THE PROBLEM: Report each line of the data that includes the word "diagram".

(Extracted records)
---------------

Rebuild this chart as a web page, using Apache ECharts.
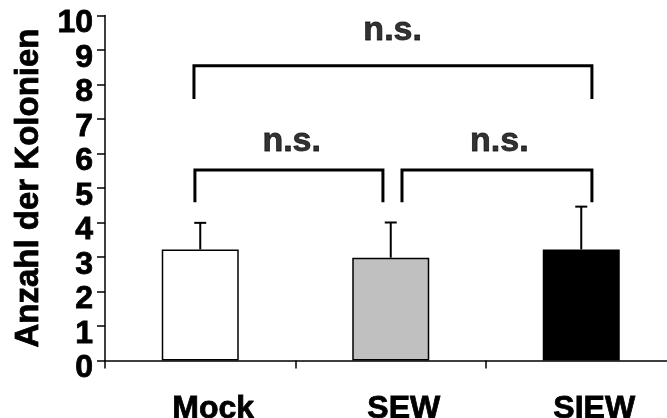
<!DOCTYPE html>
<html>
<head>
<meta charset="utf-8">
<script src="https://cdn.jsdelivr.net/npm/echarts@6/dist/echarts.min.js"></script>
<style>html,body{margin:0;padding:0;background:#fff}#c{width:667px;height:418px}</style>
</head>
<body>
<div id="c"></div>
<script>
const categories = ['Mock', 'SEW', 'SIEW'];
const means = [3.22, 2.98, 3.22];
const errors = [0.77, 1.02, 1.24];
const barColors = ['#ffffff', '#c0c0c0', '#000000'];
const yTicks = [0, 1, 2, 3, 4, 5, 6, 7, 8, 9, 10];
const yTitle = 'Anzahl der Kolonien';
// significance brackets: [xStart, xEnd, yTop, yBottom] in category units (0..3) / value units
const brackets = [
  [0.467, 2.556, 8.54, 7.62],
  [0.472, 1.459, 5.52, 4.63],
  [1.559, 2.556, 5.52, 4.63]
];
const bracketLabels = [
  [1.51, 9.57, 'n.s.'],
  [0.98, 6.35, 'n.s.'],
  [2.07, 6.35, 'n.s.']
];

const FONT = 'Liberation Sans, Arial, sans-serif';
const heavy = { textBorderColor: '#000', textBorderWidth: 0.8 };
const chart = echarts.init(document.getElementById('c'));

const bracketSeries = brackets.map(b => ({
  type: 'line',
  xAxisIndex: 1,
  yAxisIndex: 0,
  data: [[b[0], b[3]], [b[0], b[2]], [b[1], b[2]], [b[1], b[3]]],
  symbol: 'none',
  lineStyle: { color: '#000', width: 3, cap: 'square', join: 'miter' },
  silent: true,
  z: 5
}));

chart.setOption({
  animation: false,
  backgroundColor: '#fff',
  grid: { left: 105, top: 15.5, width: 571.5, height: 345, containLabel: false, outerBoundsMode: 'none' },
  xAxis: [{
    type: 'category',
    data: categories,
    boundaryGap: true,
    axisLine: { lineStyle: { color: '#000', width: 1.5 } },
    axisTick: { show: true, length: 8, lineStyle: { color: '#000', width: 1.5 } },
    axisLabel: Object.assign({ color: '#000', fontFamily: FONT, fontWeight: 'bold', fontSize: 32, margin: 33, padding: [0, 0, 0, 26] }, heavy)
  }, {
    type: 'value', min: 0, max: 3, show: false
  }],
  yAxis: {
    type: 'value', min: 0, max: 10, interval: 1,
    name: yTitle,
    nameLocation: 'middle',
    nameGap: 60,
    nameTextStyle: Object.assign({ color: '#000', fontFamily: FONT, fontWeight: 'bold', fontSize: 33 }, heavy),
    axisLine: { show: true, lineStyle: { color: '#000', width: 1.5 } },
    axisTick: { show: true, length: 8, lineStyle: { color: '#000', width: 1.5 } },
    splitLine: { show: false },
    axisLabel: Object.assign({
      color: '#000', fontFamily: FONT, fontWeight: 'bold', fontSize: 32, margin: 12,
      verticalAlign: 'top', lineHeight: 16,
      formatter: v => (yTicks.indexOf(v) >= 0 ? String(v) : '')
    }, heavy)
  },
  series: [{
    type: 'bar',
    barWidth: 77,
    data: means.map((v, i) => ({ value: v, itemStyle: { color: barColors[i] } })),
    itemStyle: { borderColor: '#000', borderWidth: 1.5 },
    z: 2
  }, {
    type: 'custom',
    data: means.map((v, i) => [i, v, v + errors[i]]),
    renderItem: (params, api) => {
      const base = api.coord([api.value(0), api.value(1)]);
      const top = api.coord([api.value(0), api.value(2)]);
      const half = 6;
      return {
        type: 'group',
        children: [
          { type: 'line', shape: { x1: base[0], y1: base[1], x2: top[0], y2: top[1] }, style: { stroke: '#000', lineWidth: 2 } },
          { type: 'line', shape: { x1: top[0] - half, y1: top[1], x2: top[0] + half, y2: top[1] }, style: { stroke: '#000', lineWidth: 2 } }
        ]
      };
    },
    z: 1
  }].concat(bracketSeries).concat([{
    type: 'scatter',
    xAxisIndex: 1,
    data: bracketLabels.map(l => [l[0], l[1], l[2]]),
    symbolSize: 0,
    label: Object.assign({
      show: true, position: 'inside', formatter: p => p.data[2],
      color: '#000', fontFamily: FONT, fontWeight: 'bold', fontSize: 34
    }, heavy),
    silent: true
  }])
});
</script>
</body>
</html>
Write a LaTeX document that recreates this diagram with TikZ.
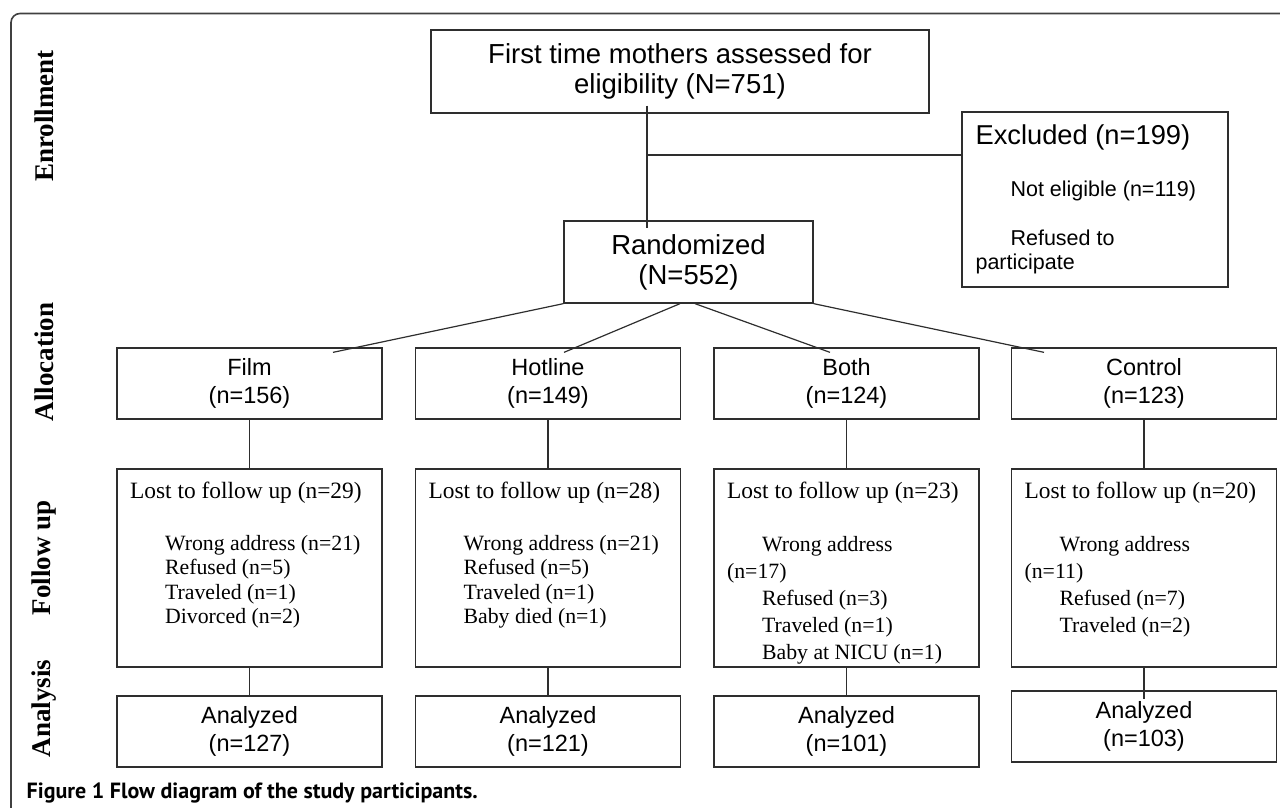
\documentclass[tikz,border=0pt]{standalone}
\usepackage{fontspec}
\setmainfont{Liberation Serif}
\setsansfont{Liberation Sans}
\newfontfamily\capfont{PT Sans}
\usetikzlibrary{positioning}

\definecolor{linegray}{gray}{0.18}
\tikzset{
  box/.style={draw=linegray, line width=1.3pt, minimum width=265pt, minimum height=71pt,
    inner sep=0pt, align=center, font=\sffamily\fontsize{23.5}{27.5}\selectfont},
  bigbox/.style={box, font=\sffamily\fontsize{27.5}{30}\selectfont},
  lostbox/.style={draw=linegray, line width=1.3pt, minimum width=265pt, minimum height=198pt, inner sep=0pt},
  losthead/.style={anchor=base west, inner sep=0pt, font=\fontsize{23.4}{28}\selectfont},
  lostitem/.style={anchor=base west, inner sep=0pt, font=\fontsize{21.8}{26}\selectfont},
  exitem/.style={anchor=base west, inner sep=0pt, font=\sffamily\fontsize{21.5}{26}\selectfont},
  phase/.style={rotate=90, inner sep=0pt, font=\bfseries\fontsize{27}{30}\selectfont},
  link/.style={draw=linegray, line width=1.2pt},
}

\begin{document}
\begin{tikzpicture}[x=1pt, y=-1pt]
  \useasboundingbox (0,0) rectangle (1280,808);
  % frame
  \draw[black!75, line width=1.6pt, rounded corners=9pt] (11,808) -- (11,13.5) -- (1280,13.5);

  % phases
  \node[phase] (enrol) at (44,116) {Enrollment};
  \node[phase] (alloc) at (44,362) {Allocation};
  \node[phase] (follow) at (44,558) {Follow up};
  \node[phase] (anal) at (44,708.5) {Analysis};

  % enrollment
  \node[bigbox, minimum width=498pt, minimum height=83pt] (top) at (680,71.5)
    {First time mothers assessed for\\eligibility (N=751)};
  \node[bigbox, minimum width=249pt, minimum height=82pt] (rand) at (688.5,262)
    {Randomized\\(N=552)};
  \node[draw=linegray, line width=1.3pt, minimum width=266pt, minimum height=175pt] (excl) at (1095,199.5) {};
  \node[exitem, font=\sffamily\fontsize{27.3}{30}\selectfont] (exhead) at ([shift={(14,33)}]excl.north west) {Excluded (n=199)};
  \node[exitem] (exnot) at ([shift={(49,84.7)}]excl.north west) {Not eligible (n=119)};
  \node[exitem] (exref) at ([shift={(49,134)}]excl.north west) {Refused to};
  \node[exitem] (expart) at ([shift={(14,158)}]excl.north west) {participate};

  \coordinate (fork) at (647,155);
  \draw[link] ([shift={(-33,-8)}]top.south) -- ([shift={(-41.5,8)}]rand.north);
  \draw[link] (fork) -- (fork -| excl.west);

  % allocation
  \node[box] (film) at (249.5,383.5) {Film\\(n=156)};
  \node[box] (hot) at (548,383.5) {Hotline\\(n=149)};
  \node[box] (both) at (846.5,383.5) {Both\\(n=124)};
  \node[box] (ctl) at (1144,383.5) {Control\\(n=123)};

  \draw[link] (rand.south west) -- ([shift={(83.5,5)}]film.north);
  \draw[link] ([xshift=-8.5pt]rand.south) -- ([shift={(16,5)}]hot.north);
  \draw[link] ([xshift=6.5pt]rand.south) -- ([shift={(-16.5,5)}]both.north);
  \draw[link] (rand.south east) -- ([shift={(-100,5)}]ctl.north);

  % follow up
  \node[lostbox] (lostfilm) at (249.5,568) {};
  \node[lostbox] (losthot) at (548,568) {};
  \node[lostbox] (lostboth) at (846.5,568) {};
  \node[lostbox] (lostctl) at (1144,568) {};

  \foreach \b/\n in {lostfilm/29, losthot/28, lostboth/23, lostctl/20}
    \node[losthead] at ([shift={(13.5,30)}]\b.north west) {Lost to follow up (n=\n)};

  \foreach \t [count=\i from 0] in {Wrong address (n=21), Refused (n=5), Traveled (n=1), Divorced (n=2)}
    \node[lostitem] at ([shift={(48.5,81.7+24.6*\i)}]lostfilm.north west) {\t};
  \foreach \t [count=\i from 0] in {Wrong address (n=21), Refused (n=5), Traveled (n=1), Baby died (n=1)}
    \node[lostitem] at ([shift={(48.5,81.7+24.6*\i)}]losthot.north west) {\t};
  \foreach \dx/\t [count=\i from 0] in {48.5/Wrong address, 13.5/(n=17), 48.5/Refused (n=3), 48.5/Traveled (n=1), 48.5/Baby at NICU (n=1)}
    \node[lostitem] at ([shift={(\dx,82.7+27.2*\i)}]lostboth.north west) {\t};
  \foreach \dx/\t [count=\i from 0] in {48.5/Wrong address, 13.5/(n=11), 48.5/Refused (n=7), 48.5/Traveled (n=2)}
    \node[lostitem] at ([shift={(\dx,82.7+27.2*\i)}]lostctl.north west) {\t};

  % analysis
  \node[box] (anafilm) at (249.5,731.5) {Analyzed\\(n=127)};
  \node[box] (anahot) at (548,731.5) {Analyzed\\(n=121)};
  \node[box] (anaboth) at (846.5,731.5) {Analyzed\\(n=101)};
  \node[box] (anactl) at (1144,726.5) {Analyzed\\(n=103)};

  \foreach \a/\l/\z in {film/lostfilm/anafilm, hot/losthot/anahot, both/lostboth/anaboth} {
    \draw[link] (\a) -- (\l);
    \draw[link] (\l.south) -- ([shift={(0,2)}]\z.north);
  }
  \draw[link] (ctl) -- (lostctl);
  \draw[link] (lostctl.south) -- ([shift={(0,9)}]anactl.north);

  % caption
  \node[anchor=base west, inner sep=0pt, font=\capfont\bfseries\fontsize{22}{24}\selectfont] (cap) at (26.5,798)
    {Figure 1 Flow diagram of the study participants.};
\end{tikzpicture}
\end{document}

---------------

RESPONSE TO THE TASK:
Write a LaTeX document that recreates this diagram with TikZ.
    {Figure 1 Flow diagram of the study participants.};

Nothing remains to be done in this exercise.